Nine barrels filled with hazardous materials have been discovered in the Fernan area, U.S. Forest Service officials said Tuesday.
The barrels were illegally dumped on Idaho Panhandle National Forest land. They contain a variety of potentially toxic substances, including cyanide, said officials with the Division of Environmental Quality.
“What appears to be in there is a huge mix of materials,” said John Sutherland, remediation supervisor for the DEQ. “Some have liquids in them, some have solids in them. It was just really weird stuff.”
Forest Service officials found the barrels on Jan. 25 after an anonymous tip.
Some of the barrels contain a clear liquid, some a yellowish liquid while others contain a solid substance that resembles kitty litter, said John Neirinckx, operation engineer with the Idaho Panhandle National Forests. One is leaking.

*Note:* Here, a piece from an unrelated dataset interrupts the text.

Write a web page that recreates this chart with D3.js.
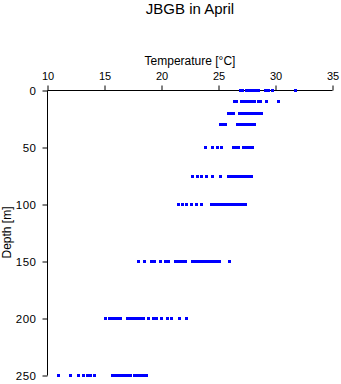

The barrels have been roped and fenced off and posted with signs warning of danger. Forest and DEQ officials urge people to stay far away from the containers.
Samples of the substances were sent to a state lab in Boise for tests.
Preliminary results were returned to the DEQ on Tuesday. Final results are expected today.
Solvents such as methylene chloride, trichloroethylene and trichloroethane fill one of the barrels Sutherland said.
“You don’t want to drink it and you don’t want to breathe it,” he said, explaining that exposure to the substances may cause cancer.
He said four of the barrels also contain high levels of cyanide. Tests also showed chromium, zinc and copper.
Jerry Moore, criminal investigator for the Idaho Panhandle National Forests is investigating the dumping.
Sutherland said the wastes contained in the barrels appear as though they could have come from a metal plating operation.
Neirinckx estimates it could cost up to $900 a barrel to clean up the dumped waste.